Monday, May 10, 2010

Hope In The Smiles Of Haiti


It's been several days of attempting to write this blog post, finally here it is. I guess you can say that I am at loss of words, however, I am not sure words are capable of describing the emotions and experiences of the days I recently spent in Haiti. As I flew into Port Au Prince without any expectations of what might touch my eyes and mind, I knew that there was no way to prepare for the type of enlightenment that I was about to encounter. Greeted by heart-felt, soulful Hatian music as we descended down the elevator of the airport for-shadowing the journey that was about to follow, I embraced the vivacity of the vibrations as the music absorbed into my skin.

Embarking on a four and a half hour bus ride from Port Au Prince to Les Cayes, the visuals were more shocking than ever expected. However, the smiles and the waving hands of civilians as we traveled through the streets overpowered the overwhelming destruction of buildings. Emersed with penetrating views of buildings decimated to the extent that you can not help but think of the lives that struggled underneath the rubble, tent city after tent city, people diligently working to rebuild their community, and determined faces with big bright eyes filled with endurance and strength. Taking in these views it was clear to see the importance and need for the work of Life Giving Force ( and World Orphan Project ( in Haiti.

Apon arrival of at the orphanage in Les Cayes we received a warm welcome from children chasing our bus up the hill until we came to a stop, waiting patiently for the doors of the bus to open, and looking in with smiling eyes. The kids slightly shy as first when given an extended arm, but within just a few minutes they latched on to any extended limb that they could grab onto. Pointing out my freckles, pushing my skin to watch the color change from slightly tan, to pink, to white, and back to its original color, braiding my hair, moving my hair out of my face, and pointing any exposed scars or bug bites. They were mesmerized by the smallest details and studied every characteristic. This particular orphanage had an estimated 230 kids before the earthquake, and now has approximately 345 kids. Looking into the eyes of these children, seeing their ability to love unconditionally and their craving for touch and attention, it was difficult to imagine the journey and circumstances that lead them to surround me outside of the bus. The amazing part of this experience though, is that one usually would want to exert sympathy or remorse to the situation of these kids, but I have to say my emotions were quite different. These kids have some of the biggest, brightest smiles that I have ever seen and laughs that could shatter any frown of sadness or destitute.  They found happiness in the simplest pleasures, shared when given the smallest portion of something to share, and watched out for each others well beings. These kids are survivors, and many (with the help of creditable organizations working for their health and education) are future leaders not only to their community, but possible examples to the world if we continue to believe in them.

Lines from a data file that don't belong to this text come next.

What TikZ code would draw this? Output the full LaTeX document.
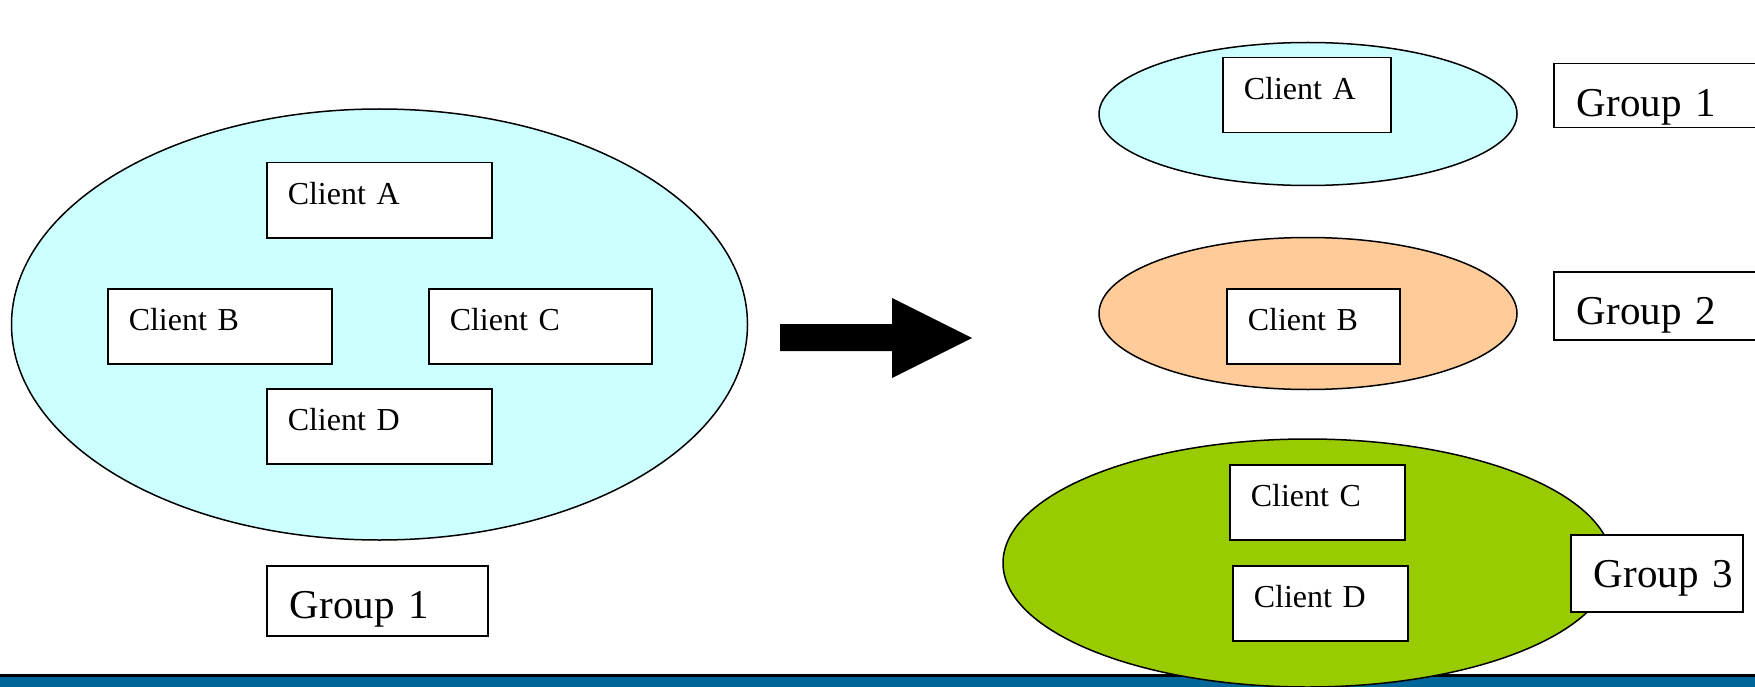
\documentclass[tikz,border=0pt]{standalone}
\usepackage{fontspec}
\setmainfont{Liberation Serif}
\usetikzlibrary{positioning, shapes}

\definecolor{cyanfill}{HTML}{CCFFFF}
\definecolor{orangefill}{HTML}{FFCC99}
\definecolor{greenfill}{HTML}{99CC00}
\definecolor{barblue}{HTML}{006699}

\begin{document}
\begin{tikzpicture}[
    x=1pt, y=-1pt,
    grp/.style={draw, ellipse, line width=1.5pt, inner sep=0pt},
    client/.style={draw, fill=white, line width=1.5pt, anchor=north west,
    inner xsep=21pt, inner ysep=0pt, align=left, text width=#1,
    text height=42pt, text depth=33pt, font=\fontsize{32}{36}\selectfont},
    group/.style={draw, fill=white, line width=1.5pt, anchor=north west,
    inner xsep=23pt, inner ysep=0pt, align=left, text width=#1,
    text height=53pt, font=\fontsize{41}{46}\selectfont}
    ]
    \useasboundingbox (0,0) rectangle (1755,687);
    \clip (0,0) rectangle (1755,687);

    % bottom bar
    \fill[barblue] (0,677) rectangle (1755,687);
    \draw[line width=2.5pt] (0,675.5) -- (1755,675.5);

    % one group before
    \node[grp, fill=cyanfill, minimum width=736pt, minimum height=431pt]  (all)  at (379.5,324.5) {};
    \node[client=183pt]  (cA)  at (266,162)  {Client A};
    \node[client=182pt]  (cB)  at (107,288)  {Client B};
    \node[client=181pt]  (cC)  at (428,288)  {Client C};
    \node[client=183pt]  (cD)  at (266,388)  {Client D};
    \node[group=175pt, text depth=17pt]  (g0)  at (266,565)  {Group 1};

    % split arrow
    \fill (780,324) -- (892,324) -- (892,298) -- (972,338)
      -- (892,378) -- (892,351) -- (780,351) -- cycle;

    % three groups after
    \node[grp, fill=cyanfill, minimum width=418pt, minimum height=143pt]    (e1)  at (1308,114)   {};
    \node[grp, fill=orangefill, minimum width=418pt, minimum height=152pt]  (e2)  at (1308,313.5) {};
    \node[grp, fill=greenfill, minimum width=609pt, minimum height=248pt]   (e3)  at (1307.5,563) {};

    \node[client=126pt]  (rA)  at (1222,57)   {Client A};
    \node[client=131pt]  (rB)  at (1226,288)  {Client B};
    \node[client=133pt]  (rC)  at (1229,464)  {Client C};
    \node[client=133pt]  (rD)  at (1232,565)  {Client D};

    \node[group=184pt, text depth=11pt]  (g1)  at (1553,63)   {Group 1};
    \node[group=184pt, text depth=15pt]  (g2)  at (1553,271)  {Group 2};
    \node[group=126pt, text depth=24pt]  (g3)  at (1570,534)  {\mbox{Group 3}};
  \end{tikzpicture}
\end{document}
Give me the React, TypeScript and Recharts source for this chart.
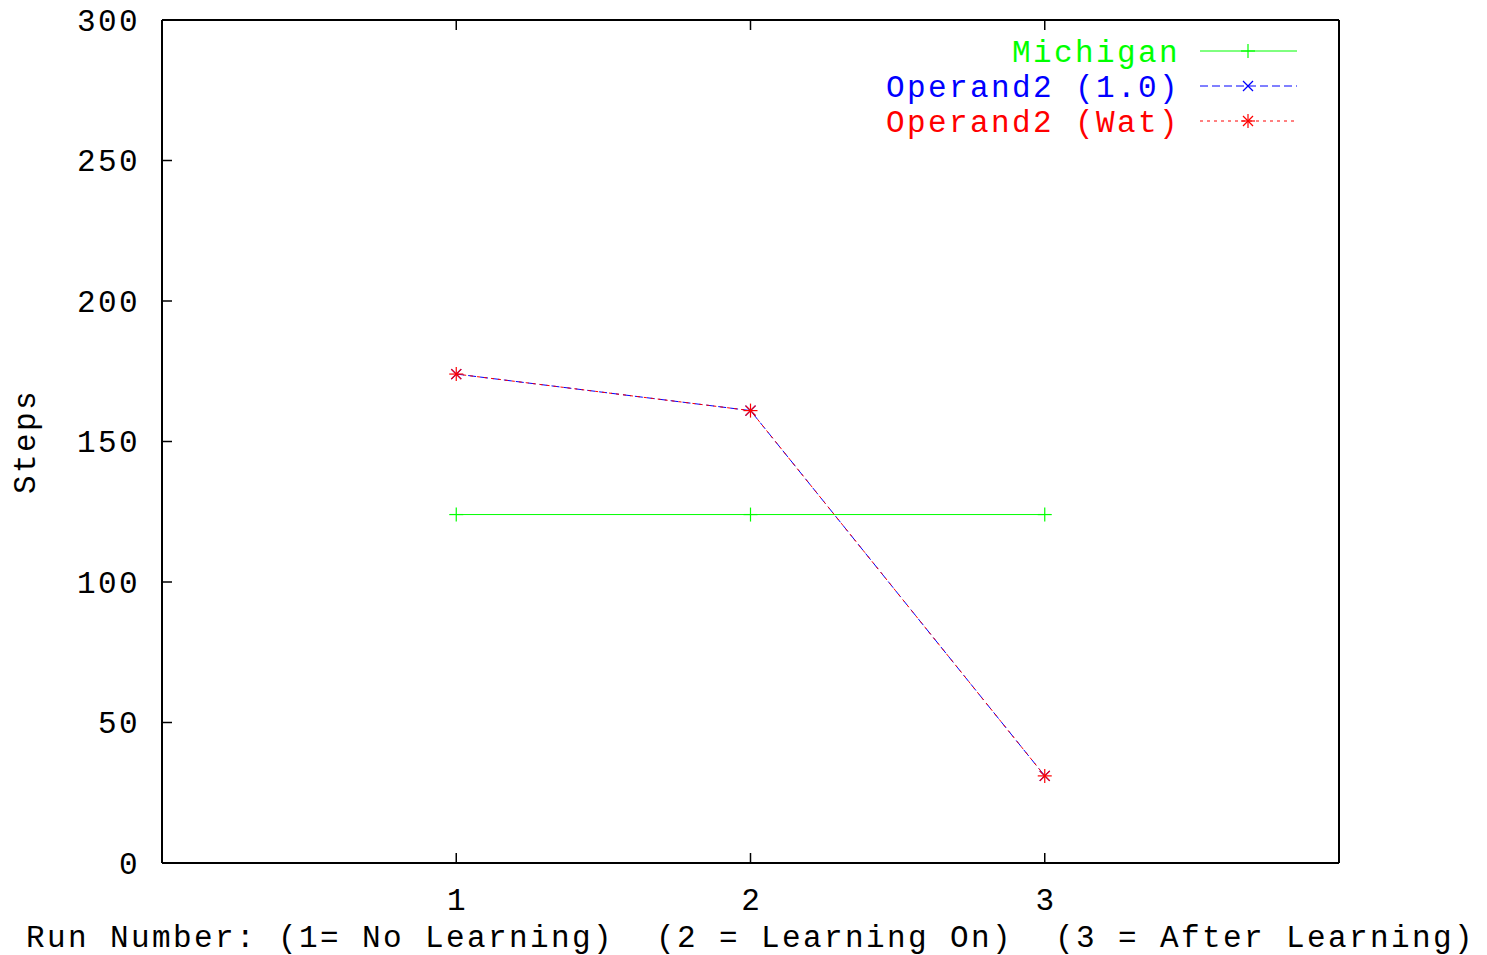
import React from "react";
import {
  LineChart,
  Line,
  XAxis,
  YAxis,
  Legend,
  Label,
} from "recharts";

// data
const runs = [1, 2, 3];
const michigan = [124, 124, 124];
const operandOne = [174, 161, 31];
const operandWat = [174, 161, 31];
const yTicks = [0, 50, 100, 150, 200, 250, 300];
const xTicks = [1, 2, 3];

const data = runs.map((r, i) => ({
  run: r,
  michigan: michigan[i],
  one: operandOne[i],
  wat: operandWat[i],
}));

const FONT = "'Liberation Mono', 'DejaVu Sans Mono', monospace";
const FS = 31;
const LS = 2.4;
const DY = 2;

type Marker = "plus" | "cross" | "star";

const series: { key: string; name: string; color: string; dash?: string; marker: Marker }[] = [
  { key: "michigan", name: "Michigan", color: "#00ff00", marker: "plus" },
  { key: "one", name: "Operand2 (1.0)", color: "#0000ff", dash: "8 4", marker: "cross" },
  { key: "wat", name: "Operand2 (Wat)", color: "#ff0000", dash: "3 4", marker: "star" },
];

const drawMarker = (m: Marker, cx: number, cy: number, color: string, key?: any) => {
  const s = 7;
  const d = 5;
  if (m === "plus")
    return (
      <g key={key}>
        <line x1={cx - s} x2={cx + s} y1={cy} y2={cy} stroke={color} strokeWidth={1.2} />
        <line x1={cx} x2={cx} y1={cy - s} y2={cy + s} stroke={color} strokeWidth={1.2} />
      </g>
    );
  if (m === "cross")
    return (
      <g key={key}>
        <line x1={cx - d} x2={cx + d} y1={cy - d} y2={cy + d} stroke={color} strokeWidth={1.2} />
        <line x1={cx - d} x2={cx + d} y1={cy + d} y2={cy - d} stroke={color} strokeWidth={1.2} />
      </g>
    );
  return (
    <g key={key}>
      <line x1={cx - s} x2={cx + s} y1={cy} y2={cy} stroke={color} strokeWidth={1.2} />
      <line x1={cx} x2={cx} y1={cy - s} y2={cy + s} stroke={color} strokeWidth={1.2} />
      <line x1={cx - d} x2={cx + d} y1={cy - d} y2={cy + d} stroke={color} strokeWidth={1.2} />
      <line x1={cx - d} x2={cx + d} y1={cy + d} y2={cy - d} stroke={color} strokeWidth={1.2} />
    </g>
  );
};

const LeftTick = (props: any) => {
  const { x, y, payload } = props;
  return (
    <g>
      <line x1={x} x2={x + 10} y1={y} y2={y} stroke="#000" strokeWidth={1.5} />
      <text x={x - 22} y={y + DY} textAnchor="end" dominantBaseline="central" fontFamily={FONT} fontSize={FS} letterSpacing={LS} fill="#000">
        {payload.value}
      </text>
    </g>
  );
};

const RightTick = (props: any) => {
  const { x, y } = props;
  return <line x1={x} x2={x - 10} y1={y} y2={y} stroke="#000" strokeWidth={1.5} />;
};

const BottomTick = (props: any) => {
  const { x, y, payload } = props;
  return (
    <g>
      <line x1={x} x2={x} y1={y} y2={y - 10} stroke="#000" strokeWidth={1.5} />
      <text x={x + LS / 2} y={y + 36 + DY} textAnchor="middle" dominantBaseline="central" fontFamily={FONT} fontSize={FS} letterSpacing={LS} fill="#000">
        {payload.value}
      </text>
    </g>
  );
};

const TopTick = (props: any) => {
  const { x, y } = props;
  return <line x1={x} x2={x} y1={y} y2={y + 10} stroke="#000" strokeWidth={1.5} />;
};

const LegendBox = () => (
  <svg width={440} height={110}>
    {series.map((s, i) => {
      const y = 21 + i * 35;
      return (
        <g key={s.key}>
          <text x={310} y={y + DY} textAnchor="end" dominantBaseline="central" fontFamily={FONT} fontSize={FS} letterSpacing={LS} fill={s.color}>
            {s.name}
          </text>
          <line x1={330} x2={427} y1={y} y2={y} stroke={s.color} strokeWidth={1} strokeDasharray={s.dash} />
          {drawMarker(s.marker, 378, y, s.color)}
        </g>
      );
    })}
  </svg>
);

const App = () => {
  return (
    <div style={{ position: "absolute", left: 0, top: 0, width: 1487, height: 955, background: "#fff" }}>
      <LineChart
        width={1487}
        height={955}
        data={data}
        margin={{ top: 19, right: 147, left: 62, bottom: 32 }}
      >
        <XAxis
          xAxisId="b"
          dataKey="run"
          type="number"
          domain={[0, 4]}
          ticks={xTicks}
          orientation="bottom"
          height={60}
          tickSize={0}
          tickMargin={0}
          tickLine={false}
          axisLine={{ stroke: "#000", strokeWidth: 2 }}
          tick={<BottomTick />}
        >
          <Label
            content={({ viewBox }: any) => (
              <text
                x={viewBox.x + viewBox.width / 2}
                y={viewBox.y + 73 + DY}
                textAnchor="middle"
                dominantBaseline="central"
                fontFamily={FONT}
                fontSize={FS}
                letterSpacing={LS}
                fill="#000"
                style={{ whiteSpace: "pre" }}
              >
                {"Run Number: (1= No Learning)  (2 = Learning On)  (3 = After Learning)"}
              </text>
            )}
          />
        </XAxis>
        <XAxis
          xAxisId="t"
          dataKey="run"
          type="number"
          domain={[0, 4]}
          ticks={xTicks}
          orientation="top"
          height={1}
          tickSize={0}
          tickMargin={0}
          tickLine={false}
          axisLine={{ stroke: "#000", strokeWidth: 2 }}
          tick={<TopTick />}
        />
        <YAxis
          yAxisId="l"
          domain={[0, 300]}
          ticks={yTicks}
          width={100}
          tickSize={0}
          tickMargin={0}
          tickLine={false}
          axisLine={{ stroke: "#000", strokeWidth: 2 }}
          tick={<LeftTick />}
        >
          <Label
            content={({ viewBox }: any) => {
              const cx = viewBox.x - 36;
              const cy = viewBox.y + viewBox.height / 2;
              return (
                <text
                  x={cx}
                  y={cy}
                  textAnchor="middle"
                  dominantBaseline="central"
                  transform={`rotate(-90 ${cx} ${cy})`}
                  fontFamily={FONT}
                  fontSize={FS}
                  letterSpacing={LS}
                  fill="#000"
                >
                  Steps
                </text>
              );
            }}
          />
        </YAxis>
        <YAxis
          yAxisId="r"
          orientation="right"
          domain={[0, 300]}
          ticks={yTicks}
          width={1}
          tickSize={0}
          tickMargin={0}
          tickLine={false}
          axisLine={{ stroke: "#000", strokeWidth: 2 }}
          tick={<RightTick />}
        />
        <Legend
          layout="vertical"
          align="center"
          verticalAlign="middle"
          content={() => <LegendBox />}
          wrapperStyle={{ left: 870, top: 30, width: 440, height: 110 }}
        />
        {series.map((s) => (
          <Line
            key={s.key}
            xAxisId="b"
            yAxisId="l"
            type="linear"
            dataKey={s.key}
            name={s.name}
            stroke={s.color}
            strokeWidth={1}
            strokeDasharray={s.dash}
            isAnimationActive={false}
            dot={(p: any) => drawMarker(s.marker, p.cx, p.cy, s.color, `${s.key}-${p.index}`)}
            activeDot={false}
          />
        ))}
      </LineChart>
    </div>
  );
};

export default App;
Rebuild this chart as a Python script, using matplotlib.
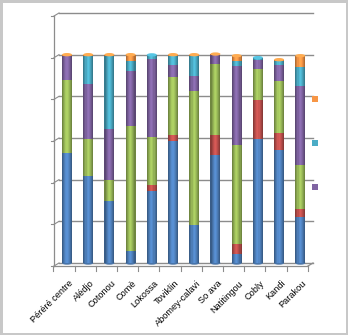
import matplotlib
matplotlib.use("Agg")
import matplotlib.pyplot as plt
import matplotlib.colors as mcolors
from matplotlib.patches import Ellipse, Rectangle
import numpy as np

categories = ["Péréré centre", "Alédjo", "Cotonou", "Comè", "Lokossa", "Toviklin",
              "Abomey-calavi", "So ava", "Natitingou", "Cobly", "Kandi", "Parakou"]
blue   = [53.0, 41.6, 29.8, 5.6, 34.4, 58.4, 18.4, 51.7, 4.5, 59.5, 54.4, 22.1]
red    = [0.0, 0.0, 0.0, 0.0, 2.9, 3.2, 0.0, 9.9, 4.8, 18.9, 8.0, 3.8]
green  = [34.7, 17.9, 9.9, 60.3, 23.0, 27.7, 64.0, 33.9, 47.3, 14.9, 25.1, 21.0]
purple = [11.8, 26.4, 24.8, 26.1, 37.6, 5.9, 7.5, 4.5, 37.8, 4.0, 7.7, 37.9]
teal   = [0.0, 13.6, 34.7, 4.8, 2.0, 4.3, 9.6, 0.0, 2.4, 1.3, 1.8, 9.1]
orange = [0.5, 0.5, 0.8, 3.2, 0.0, 0.5, 0.5, 0.3, 2.7, 0.0, 0.6, 5.6]

series = [blue, red, green, purple, teal, orange]
colors = ["#4F81BD", "#C0504D", "#9BBB59", "#8064A2", "#4BACC6", "#F79646"]
legend_colors = ["#F79646", "#4BACC6", "#8064A2"]

W, H = 348, 335
fig = plt.figure(figsize=(W / 100, H / 100), dpi=100)
fig.patch.set_facecolor("white")
fig.patch.set_edgecolor("#C8C8C8")
fig.patch.set_linewidth(2.5)

left_px, right_px, bot_px, top_px = 55, 313, 263, 13
ax = fig.add_axes([left_px / W, (H - bot_px) / H, (right_px - left_px) / W, (bot_px - top_px) / H])
ax.set_facecolor("none")
for s in ax.spines.values():
    s.set_visible(False)
ax.set_xticks([])
ax.set_yticks([])

n = len(categories)
x = np.arange(n)
ax.set_xlim(-0.566, n - 1 + 0.6)
ax.set_ylim(0, 120)

ppu_x = (right_px - left_px) / (n - 1 + 0.6 + 0.566)
ppu_y = (bot_px - top_px) / 120.0
dx = 5 / ppu_x  # depth offset in x units
dy = 3 / ppu_y  # depth offset in y units

grid_c = "#8C8C8C"
xl0 = -0.566 + 4 / ppu_x
xr = n - 1 + 0.6
# back-wall gridlines and left wall stubs
for v in range(0, 121, 20):
    ax.plot([xl0, xr], [v, v], color=grid_c, lw=1.0, clip_on=False, zorder=1)
    ax.plot([xl0 - dx, xl0], [v - dy, v], color=grid_c, lw=0.8, clip_on=False, zorder=1)
    ax.plot([xl0 - dx - 3 / ppu_x, xl0 - dx], [v - dy, v - dy], color=grid_c, lw=0.8, clip_on=False, zorder=1)
# front vertical axis
ax.plot([xl0 - dx, xl0 - dx], [-dy, 120 - dy], color=grid_c, lw=0.9, clip_on=False, zorder=1)
# floor front edge and right slant
ax.plot([xl0 - dx, xr - dx], [-dy, -dy], color=grid_c, lw=0.9, clip_on=False, zorder=1)
ax.plot([xr - dx, xr], [-dy, 0], color=grid_c, lw=0.9, clip_on=False, zorder=1)
# category boundary ticks
for b in np.arange(-0.5, n, 1.0):
    ax.plot([b - dx * 0.6, b - dx * 0.6], [-dy, -dy - 2.6], color=grid_c, lw=0.8, clip_on=False, zorder=1)

# cylinders with shaded strips
bw = 0.47
nstrip = 9
shade = [0.72, 0.85, 0.97, 1.08, 1.12, 1.05, 0.95, 0.84, 0.72]
bottom = np.zeros(n)
for vals, c in zip(series, colors):
    vals = np.array(vals)
    rgb = np.array(mcolors.to_rgb(c))
    for k in range(nstrip):
        off = -bw / 2 + (k + 0.5) * bw / nstrip
        col = np.clip(rgb * shade[k], 0, 1)
        ax.bar(x + off, vals, width=bw / nstrip * 1.02, bottom=bottom, color=col,
               edgecolor="none", zorder=3)
    bottom = bottom + vals

# top ellipses
totals = bottom
for i in range(n):
    top_c = None
    for vals, c in zip(series[::-1], colors[::-1]):
        if vals[i] > 0.25:
            top_c = c
            break
    rgb = np.array(mcolors.to_rgb(top_c))
    ax.add_patch(Ellipse((x[i], totals[i]), bw, 1.6, facecolor=np.clip(rgb * 1.15, 0, 1),
                         edgecolor="none", zorder=4, clip_on=False))
    rgbb = np.array(mcolors.to_rgb(colors[0]))
    ax.add_patch(Ellipse((x[i], 0), bw, 1.6, facecolor=rgbb * 0.9, edgecolor="none", zorder=2, clip_on=False))

# category labels
for i, lab in enumerate(categories):
    ax.text(x[i] + 0.08, -7.6, lab, rotation=45, ha="right", va="top",
            rotation_mode="anchor", fontsize=6.6, family="Liberation Sans", color="#000000")

# legend markers (text clipped in the original)
for j, c in enumerate(legend_colors):
    cy = 99 + j * 44
    fig.add_artist(Rectangle(((312) / W, (H - cy - 3) / H), 6 / W, 6 / H,
                             transform=fig.transFigure, facecolor=c, edgecolor="none"))

fig.savefig("out.png", dpi=100, facecolor=fig.get_facecolor(), edgecolor=fig.get_edgecolor())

This brings leads me to a quick side note: Haiti needs more than just "donations". Before I left for my trip, many people did not want me to go, they told me that they donated to Haiti, and that it would be better for me to have the expense of my flight, food, etc. donated. In many cases I believe this is true, however, there is also a need for organizations that have a sustainable plan that can be implemented to increase the longevity of donations given without utilizing the money in ways that use valuable resources or only provide a quick fix. In order to create sustainable solutions, it takes groups of people (minds) coming together and discussing ideas and possibilities... weighing out possible threats and challenges that might waste time, energy, and valuable resources. I was lucky to engage in some of this activity during this trip, adding input to an educational training for the children to learn how to use computers, learning about sustainable water solutions for the orphanage other locations dedicated to disaster relief, adding a different perspective, input, and/or knowledge from experience to any ideas that were discussed during the trip, and most of all connecting with the extremely talented and knowledgeable people that make up Life Giving Force and World Orphan Project leading to friendships, productivity, and connections that will last much longer than the dates that defined our trip.

Still absorbing and analyzing many of the emotions that came from this trip, there are many experiences that will remain unwritten to the public eye. This is not due to shock factor or extreme emotion, but merely the fact that  I do not feel that I can accurately describe these experiences without projecting a false image of the beautiful country of Haiti. New realizations and deeper understandings arise whenever I bring myself back to these experiences. Nonetheless, there are some very concrete messages that I do have from the trip, that can be simplified into acknowledging the pure strength of Haiti. Acknowledge the beauty of the land and the people, the potency of the potential triumph to overcome the destruction, and the bright futures that are embedded in the eyes of the orphans. With this, there is a need to give more than a donation, keep them in your thoughts, read their stories, use the power of thought to send positive reinforcement, and support and encourage organizations with sustainable plans and solutions that helping these individuals rise over the challenges that are currently facing. Haiti is strong, is beautiful, is powerful, and with help and encouragement will continued to share the stories of triumph and shine its bright light.